◆ **Direction**: The lines to extract run from the first line of the material below to the line containing "imf3SpikeLo = [-5,-6,-6,-6,-4,-7,-11,-8,-4,-5,-6,-4,-4,-4,-4];", both included; leave the pictures behind.

◆ **Dataset section**:

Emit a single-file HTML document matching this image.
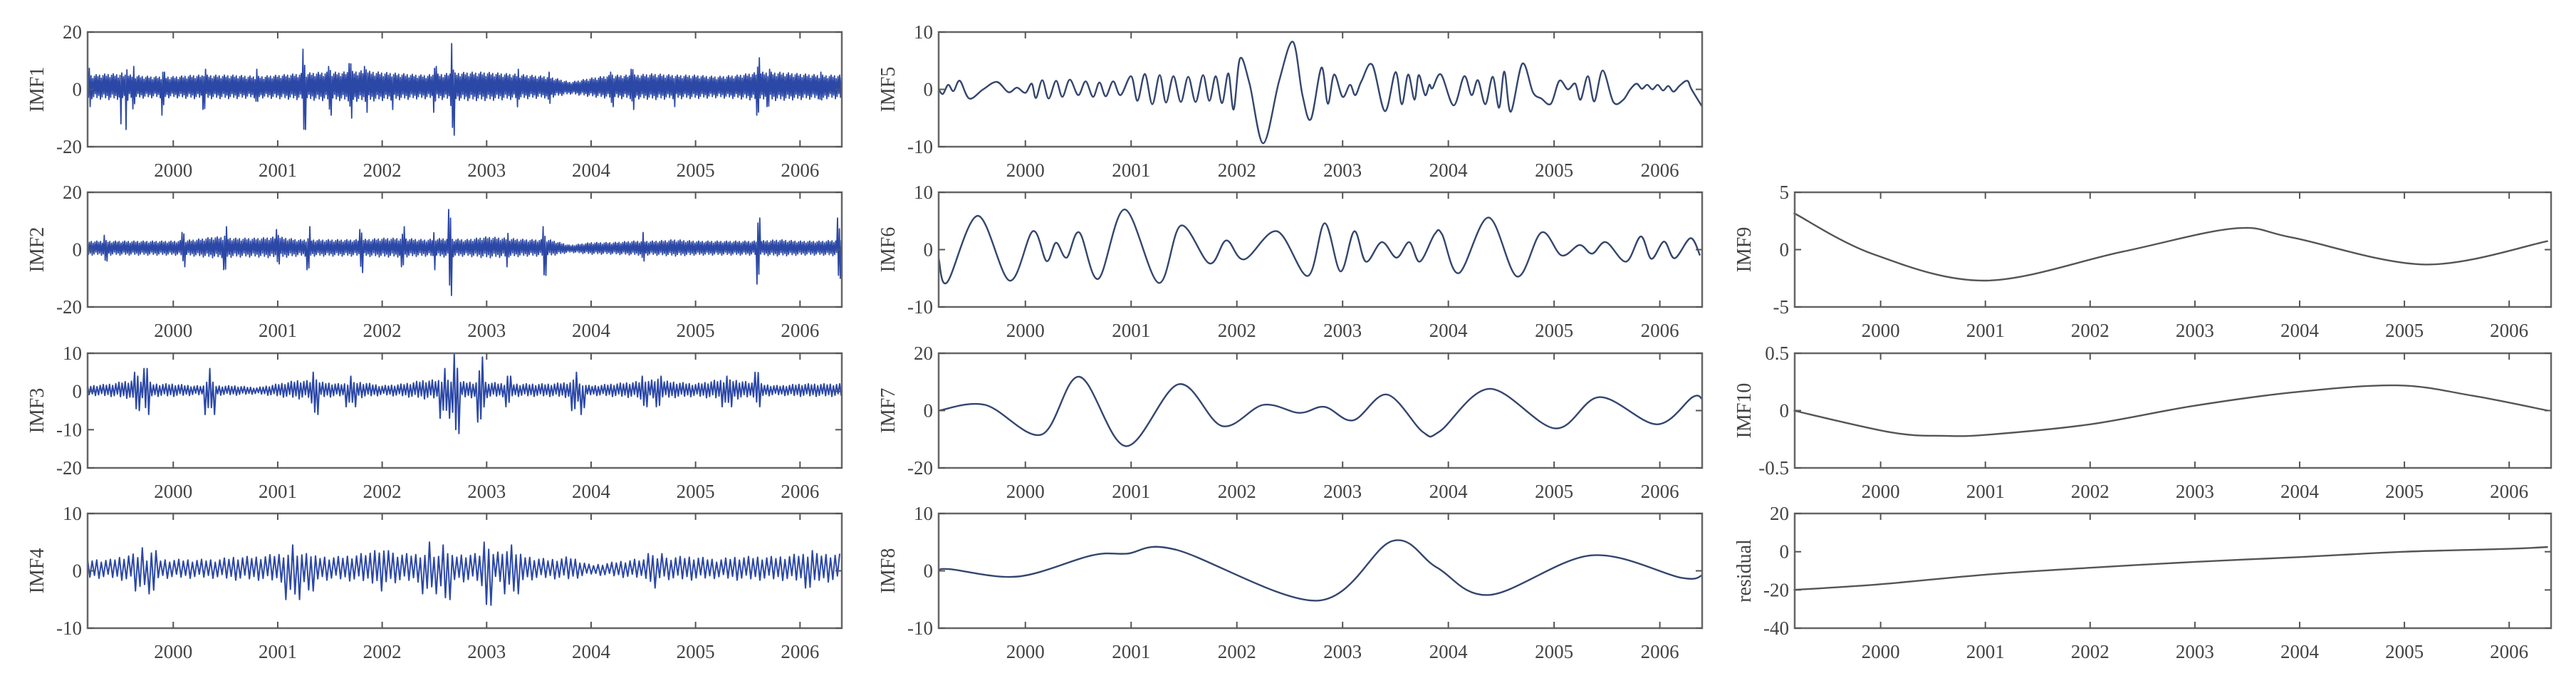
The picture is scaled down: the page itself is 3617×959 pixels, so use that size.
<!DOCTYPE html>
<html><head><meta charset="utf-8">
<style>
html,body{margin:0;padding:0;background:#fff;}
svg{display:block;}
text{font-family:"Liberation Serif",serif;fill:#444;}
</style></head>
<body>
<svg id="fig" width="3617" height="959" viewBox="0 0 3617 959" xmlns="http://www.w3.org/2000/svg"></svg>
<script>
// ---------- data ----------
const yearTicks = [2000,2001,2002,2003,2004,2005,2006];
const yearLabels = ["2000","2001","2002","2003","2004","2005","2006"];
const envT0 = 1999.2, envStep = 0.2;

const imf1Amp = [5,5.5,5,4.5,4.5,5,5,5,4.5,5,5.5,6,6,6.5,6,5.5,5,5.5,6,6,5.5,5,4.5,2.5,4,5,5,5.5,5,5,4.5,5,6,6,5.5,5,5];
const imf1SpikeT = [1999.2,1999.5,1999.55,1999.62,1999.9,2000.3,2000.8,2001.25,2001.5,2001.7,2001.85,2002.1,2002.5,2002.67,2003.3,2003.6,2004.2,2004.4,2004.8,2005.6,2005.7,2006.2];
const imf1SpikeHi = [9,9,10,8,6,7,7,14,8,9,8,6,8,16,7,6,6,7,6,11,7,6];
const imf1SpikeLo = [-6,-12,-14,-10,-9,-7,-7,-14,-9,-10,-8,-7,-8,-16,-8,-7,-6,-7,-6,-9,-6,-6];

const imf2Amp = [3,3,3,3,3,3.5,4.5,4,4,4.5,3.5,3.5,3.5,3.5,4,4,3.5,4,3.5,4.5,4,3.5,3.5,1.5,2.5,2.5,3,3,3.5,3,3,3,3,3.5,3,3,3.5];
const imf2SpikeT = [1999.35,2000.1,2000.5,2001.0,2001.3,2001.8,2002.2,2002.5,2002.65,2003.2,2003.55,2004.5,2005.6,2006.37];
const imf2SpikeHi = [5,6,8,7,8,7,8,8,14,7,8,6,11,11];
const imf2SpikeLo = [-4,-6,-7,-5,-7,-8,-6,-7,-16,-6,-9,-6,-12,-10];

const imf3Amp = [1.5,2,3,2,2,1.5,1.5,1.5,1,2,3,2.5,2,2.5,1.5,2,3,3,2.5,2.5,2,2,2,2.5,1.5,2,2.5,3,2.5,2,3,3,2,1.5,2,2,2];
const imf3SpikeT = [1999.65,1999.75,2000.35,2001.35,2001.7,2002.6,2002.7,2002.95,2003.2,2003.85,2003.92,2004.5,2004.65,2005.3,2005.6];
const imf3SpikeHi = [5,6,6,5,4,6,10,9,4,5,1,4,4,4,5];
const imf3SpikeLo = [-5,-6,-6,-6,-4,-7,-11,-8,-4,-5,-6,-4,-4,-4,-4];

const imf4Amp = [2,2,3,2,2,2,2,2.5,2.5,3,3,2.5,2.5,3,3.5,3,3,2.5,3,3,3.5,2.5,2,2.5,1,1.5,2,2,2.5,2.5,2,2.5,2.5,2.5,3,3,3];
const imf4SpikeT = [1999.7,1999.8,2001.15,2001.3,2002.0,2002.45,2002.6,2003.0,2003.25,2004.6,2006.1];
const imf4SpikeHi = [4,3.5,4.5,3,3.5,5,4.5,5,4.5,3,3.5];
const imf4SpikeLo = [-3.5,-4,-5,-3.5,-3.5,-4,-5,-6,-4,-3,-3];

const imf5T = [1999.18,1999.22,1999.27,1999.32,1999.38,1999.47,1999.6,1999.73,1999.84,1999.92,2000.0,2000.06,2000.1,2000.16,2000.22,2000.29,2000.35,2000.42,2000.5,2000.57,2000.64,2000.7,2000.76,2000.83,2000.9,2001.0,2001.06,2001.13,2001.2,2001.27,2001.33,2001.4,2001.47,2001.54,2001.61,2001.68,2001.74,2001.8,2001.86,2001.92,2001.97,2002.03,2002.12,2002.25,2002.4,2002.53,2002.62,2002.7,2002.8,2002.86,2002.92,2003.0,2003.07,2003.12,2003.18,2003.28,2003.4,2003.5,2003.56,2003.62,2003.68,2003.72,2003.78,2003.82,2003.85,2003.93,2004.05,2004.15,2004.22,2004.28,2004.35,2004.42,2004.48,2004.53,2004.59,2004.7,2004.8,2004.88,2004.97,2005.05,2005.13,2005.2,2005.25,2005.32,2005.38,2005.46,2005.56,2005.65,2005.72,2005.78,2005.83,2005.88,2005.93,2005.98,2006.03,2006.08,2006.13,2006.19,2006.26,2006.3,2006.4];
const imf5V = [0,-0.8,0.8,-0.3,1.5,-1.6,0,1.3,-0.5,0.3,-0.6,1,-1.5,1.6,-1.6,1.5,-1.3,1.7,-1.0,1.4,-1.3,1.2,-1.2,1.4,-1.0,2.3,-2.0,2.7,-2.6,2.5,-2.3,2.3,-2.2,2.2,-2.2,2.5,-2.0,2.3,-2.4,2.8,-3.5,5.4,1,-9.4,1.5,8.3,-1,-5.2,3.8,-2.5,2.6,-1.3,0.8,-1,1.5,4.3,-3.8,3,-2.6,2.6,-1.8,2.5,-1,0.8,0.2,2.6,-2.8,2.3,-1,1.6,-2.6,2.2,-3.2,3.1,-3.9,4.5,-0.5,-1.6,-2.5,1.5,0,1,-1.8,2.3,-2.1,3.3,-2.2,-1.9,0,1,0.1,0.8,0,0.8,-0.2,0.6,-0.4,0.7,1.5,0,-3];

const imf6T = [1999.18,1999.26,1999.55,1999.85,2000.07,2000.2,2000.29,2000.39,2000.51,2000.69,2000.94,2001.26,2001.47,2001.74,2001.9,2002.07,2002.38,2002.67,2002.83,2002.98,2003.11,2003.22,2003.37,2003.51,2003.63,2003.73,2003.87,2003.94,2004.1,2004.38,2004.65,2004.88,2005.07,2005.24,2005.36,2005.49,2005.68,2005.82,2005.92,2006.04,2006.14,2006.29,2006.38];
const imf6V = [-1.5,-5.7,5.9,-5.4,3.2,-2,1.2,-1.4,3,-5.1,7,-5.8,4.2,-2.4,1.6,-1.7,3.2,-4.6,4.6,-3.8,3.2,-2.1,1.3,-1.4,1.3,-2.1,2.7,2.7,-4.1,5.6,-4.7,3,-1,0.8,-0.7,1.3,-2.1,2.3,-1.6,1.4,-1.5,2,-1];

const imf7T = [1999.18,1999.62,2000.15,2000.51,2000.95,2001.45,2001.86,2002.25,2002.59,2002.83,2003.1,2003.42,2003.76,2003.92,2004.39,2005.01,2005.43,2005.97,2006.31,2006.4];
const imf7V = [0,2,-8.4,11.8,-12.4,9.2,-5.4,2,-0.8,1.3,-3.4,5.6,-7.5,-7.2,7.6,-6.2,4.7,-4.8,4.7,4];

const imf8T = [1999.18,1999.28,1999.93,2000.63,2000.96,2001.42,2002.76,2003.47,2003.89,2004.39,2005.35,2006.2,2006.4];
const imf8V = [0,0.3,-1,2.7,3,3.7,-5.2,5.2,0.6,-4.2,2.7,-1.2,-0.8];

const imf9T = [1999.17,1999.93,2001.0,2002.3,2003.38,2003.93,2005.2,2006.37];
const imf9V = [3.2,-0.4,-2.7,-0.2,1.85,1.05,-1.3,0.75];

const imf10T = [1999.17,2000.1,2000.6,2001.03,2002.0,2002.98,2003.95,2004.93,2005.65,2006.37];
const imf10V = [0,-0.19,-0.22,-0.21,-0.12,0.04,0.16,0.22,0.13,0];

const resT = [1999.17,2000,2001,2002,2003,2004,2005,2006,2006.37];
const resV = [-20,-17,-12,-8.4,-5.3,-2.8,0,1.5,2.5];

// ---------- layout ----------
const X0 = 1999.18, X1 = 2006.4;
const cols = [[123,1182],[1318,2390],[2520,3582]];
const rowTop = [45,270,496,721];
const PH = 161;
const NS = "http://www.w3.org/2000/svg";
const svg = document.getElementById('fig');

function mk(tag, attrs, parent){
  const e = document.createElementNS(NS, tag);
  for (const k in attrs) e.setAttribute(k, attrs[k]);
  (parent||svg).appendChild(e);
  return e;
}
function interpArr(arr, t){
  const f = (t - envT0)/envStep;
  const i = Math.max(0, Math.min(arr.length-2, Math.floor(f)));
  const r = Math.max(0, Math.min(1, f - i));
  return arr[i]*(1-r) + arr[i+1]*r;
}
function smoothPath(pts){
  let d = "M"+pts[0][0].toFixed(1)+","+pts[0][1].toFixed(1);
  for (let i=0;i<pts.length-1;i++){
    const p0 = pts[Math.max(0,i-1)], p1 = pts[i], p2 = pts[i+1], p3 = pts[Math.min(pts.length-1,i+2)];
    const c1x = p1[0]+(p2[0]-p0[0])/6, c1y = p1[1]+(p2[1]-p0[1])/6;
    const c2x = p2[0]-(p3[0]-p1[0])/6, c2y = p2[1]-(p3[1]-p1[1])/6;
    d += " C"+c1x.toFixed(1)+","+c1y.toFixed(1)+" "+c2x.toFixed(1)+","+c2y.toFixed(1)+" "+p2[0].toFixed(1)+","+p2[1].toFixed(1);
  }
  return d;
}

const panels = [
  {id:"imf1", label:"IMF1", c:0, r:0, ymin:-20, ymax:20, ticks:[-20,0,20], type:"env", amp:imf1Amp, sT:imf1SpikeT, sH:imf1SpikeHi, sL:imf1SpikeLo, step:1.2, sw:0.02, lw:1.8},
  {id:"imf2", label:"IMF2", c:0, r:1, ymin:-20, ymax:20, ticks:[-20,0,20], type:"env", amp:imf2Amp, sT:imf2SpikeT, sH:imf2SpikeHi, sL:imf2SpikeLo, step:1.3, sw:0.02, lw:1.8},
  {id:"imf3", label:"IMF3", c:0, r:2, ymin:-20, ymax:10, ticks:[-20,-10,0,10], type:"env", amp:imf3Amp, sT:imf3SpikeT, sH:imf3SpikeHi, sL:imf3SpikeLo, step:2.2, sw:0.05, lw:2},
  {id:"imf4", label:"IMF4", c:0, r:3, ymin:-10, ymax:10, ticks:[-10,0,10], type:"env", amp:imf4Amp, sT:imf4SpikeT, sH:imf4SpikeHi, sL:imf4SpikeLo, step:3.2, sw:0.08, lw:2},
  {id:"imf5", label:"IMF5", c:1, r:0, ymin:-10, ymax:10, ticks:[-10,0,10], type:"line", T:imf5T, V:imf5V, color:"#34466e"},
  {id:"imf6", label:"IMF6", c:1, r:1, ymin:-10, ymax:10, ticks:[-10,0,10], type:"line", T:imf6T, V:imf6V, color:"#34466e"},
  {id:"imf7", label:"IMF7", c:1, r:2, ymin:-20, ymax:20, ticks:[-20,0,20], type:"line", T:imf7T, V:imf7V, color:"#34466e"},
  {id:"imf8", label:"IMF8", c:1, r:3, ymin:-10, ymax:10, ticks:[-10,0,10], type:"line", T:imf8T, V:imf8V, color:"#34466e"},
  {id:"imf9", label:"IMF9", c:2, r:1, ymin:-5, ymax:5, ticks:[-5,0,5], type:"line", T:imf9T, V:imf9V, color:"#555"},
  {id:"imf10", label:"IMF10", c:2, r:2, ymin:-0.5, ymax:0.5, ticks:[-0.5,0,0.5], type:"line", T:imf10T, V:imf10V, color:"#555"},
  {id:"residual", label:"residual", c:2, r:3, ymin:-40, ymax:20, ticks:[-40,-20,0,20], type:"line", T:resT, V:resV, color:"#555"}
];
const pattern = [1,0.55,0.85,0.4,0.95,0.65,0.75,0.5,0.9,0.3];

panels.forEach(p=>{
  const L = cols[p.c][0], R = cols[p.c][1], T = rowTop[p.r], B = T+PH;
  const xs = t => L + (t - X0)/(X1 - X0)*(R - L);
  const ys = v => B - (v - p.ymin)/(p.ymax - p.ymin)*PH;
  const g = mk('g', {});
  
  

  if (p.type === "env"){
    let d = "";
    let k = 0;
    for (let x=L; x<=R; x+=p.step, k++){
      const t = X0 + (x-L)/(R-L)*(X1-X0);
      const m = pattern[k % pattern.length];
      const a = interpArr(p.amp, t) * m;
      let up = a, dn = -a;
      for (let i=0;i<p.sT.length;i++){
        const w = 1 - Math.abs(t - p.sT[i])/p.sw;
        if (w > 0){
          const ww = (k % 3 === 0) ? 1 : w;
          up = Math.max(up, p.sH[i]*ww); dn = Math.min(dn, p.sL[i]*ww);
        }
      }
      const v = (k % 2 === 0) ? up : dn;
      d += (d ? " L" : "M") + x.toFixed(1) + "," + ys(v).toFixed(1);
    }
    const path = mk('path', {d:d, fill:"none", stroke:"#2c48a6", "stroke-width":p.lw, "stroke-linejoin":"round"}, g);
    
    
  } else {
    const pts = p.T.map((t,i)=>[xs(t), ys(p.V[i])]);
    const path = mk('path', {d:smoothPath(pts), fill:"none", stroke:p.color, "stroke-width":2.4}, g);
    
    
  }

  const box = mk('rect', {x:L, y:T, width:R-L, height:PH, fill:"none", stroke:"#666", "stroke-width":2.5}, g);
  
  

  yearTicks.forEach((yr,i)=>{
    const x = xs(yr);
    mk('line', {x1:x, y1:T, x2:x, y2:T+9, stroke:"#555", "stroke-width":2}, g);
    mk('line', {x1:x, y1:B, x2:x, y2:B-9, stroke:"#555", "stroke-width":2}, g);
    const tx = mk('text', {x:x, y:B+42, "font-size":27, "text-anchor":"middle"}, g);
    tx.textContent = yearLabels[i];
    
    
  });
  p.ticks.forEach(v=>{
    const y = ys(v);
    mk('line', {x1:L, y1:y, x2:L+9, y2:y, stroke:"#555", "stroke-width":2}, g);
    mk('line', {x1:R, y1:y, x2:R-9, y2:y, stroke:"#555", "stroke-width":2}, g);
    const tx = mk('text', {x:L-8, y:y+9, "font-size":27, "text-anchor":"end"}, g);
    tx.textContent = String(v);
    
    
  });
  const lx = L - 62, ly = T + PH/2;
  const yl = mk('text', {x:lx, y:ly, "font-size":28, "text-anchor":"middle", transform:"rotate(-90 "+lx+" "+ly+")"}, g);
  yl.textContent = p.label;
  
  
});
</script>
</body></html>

◆ **Solution to this exercise**:
Emit a single-file HTML document matching this image.
The picture is scaled down: the page itself is 3617×959 pixels, so use that size.
<!DOCTYPE html>
<html><head><meta charset="utf-8">
<style>
html,body{margin:0;padding:0;background:#fff;}
svg{display:block;}
text{font-family:"Liberation Serif",serif;fill:#444;}
</style></head>
<body>
<svg id="fig" width="3617" height="959" viewBox="0 0 3617 959" xmlns="http://www.w3.org/2000/svg"></svg>
<script>
// ---------- data ----------
const yearTicks = [2000,2001,2002,2003,2004,2005,2006];
const yearLabels = ["2000","2001","2002","2003","2004","2005","2006"];
const envT0 = 1999.2, envStep = 0.2;

const imf1Amp = [5,5.5,5,4.5,4.5,5,5,5,4.5,5,5.5,6,6,6.5,6,5.5,5,5.5,6,6,5.5,5,4.5,2.5,4,5,5,5.5,5,5,4.5,5,6,6,5.5,5,5];
const imf1SpikeT = [1999.2,1999.5,1999.55,1999.62,1999.9,2000.3,2000.8,2001.25,2001.5,2001.7,2001.85,2002.1,2002.5,2002.67,2003.3,2003.6,2004.2,2004.4,2004.8,2005.6,2005.7,2006.2];
const imf1SpikeHi = [9,9,10,8,6,7,7,14,8,9,8,6,8,16,7,6,6,7,6,11,7,6];
const imf1SpikeLo = [-6,-12,-14,-10,-9,-7,-7,-14,-9,-10,-8,-7,-8,-16,-8,-7,-6,-7,-6,-9,-6,-6];

const imf2Amp = [3,3,3,3,3,3.5,4.5,4,4,4.5,3.5,3.5,3.5,3.5,4,4,3.5,4,3.5,4.5,4,3.5,3.5,1.5,2.5,2.5,3,3,3.5,3,3,3,3,3.5,3,3,3.5];
const imf2SpikeT = [1999.35,2000.1,2000.5,2001.0,2001.3,2001.8,2002.2,2002.5,2002.65,2003.2,2003.55,2004.5,2005.6,2006.37];
const imf2SpikeHi = [5,6,8,7,8,7,8,8,14,7,8,6,11,11];
const imf2SpikeLo = [-4,-6,-7,-5,-7,-8,-6,-7,-16,-6,-9,-6,-12,-10];

const imf3Amp = [1.5,2,3,2,2,1.5,1.5,1.5,1,2,3,2.5,2,2.5,1.5,2,3,3,2.5,2.5,2,2,2,2.5,1.5,2,2.5,3,2.5,2,3,3,2,1.5,2,2,2];
const imf3SpikeT = [1999.65,1999.75,2000.35,2001.35,2001.7,2002.6,2002.7,2002.95,2003.2,2003.85,2003.92,2004.5,2004.65,2005.3,2005.6];
const imf3SpikeHi = [5,6,6,5,4,6,10,9,4,5,1,4,4,4,5];
const imf3SpikeLo = [-5,-6,-6,-6,-4,-7,-11,-8,-4,-5,-6,-4,-4,-4,-4];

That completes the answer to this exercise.